The last remaining original portrait of one of the Wild West’s most notorious outlaws sold at a Denver auction on Saturday, June 25 for $2.3 million. Yep, you read that right.
It was the only known tintype photograph of Billy the Kid and it sold at Brian Lebel’s 22nd Annual Old West Show & Auction to 71-year-old Florida businessman William Koch.
Tintypes were an early form of photography that used metal plates. They are reverse images which has led many to mistakenly believe that Billy the Kid was a lefty. In the photograph, Billy the Kid is shown with his 1873 Winchester carbine in one hand and a Colt revolver at his hip.
Thought to have been taken outside a saloon at Fort Sumner, New Mexico in either 1879 or 1880, the photograph was expected to sell for about $400,000 but clearly it was worth more than anticipated.
According to legend, Billy the Kid gave the image to his friend Dan Dedrick and the tintype has been owned by his descendants, the Upham family, ever since. It has only been publicly displayed during the 1980s at a museum in Lincoln County, New Mexico.
Koch, an international businessman, also owns other rare artifacts from the Old West including a rifle once owned by General Custer, as well as guns that belonged to infamous outlaws Jesse and Frank James.

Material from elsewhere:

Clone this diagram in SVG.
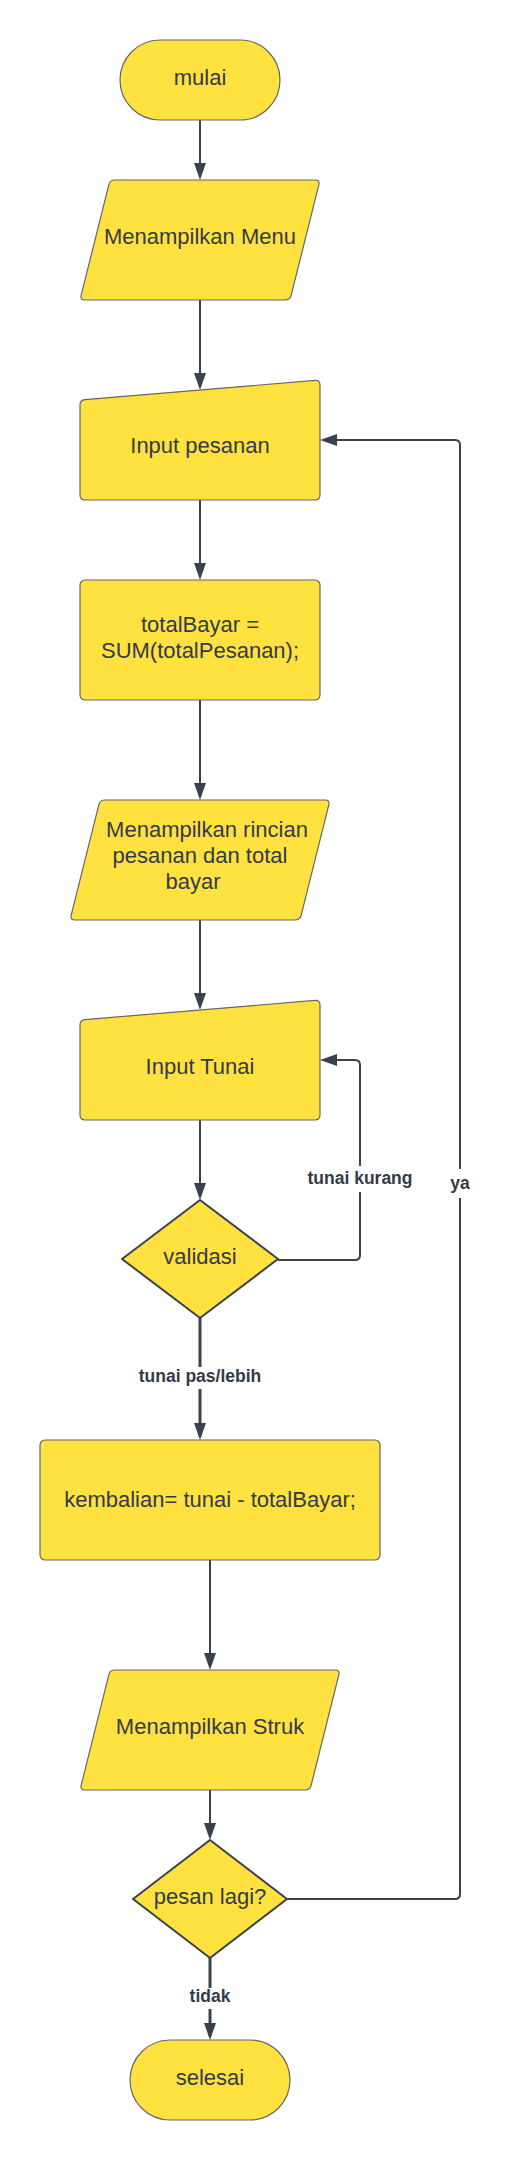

The astonishingly high number of this sale shows how people are still fascinated by the Old West – a time that was romanticized for its gun fighting, whiskey drinking, card playing and brothel loving ways. People come from far and wide to America’s West to see the places that were once inhabited by notorious gun-slinging outlaws like Jesse James, Wyatt Earp, Butch Cassidy, the Sundance Kid, Thomas Coleman Younger and of course, Billy the Kid.
Over the years, Hollywood has made some of my favorite westerns – Tombstone, Butch Cassidy and the Sundance Kid and Young Guns – about these notorious people. If you haven’t seen these movies and you love the West watch them – it will remind you why history remembers the names of the outlaws and not the sheriffs.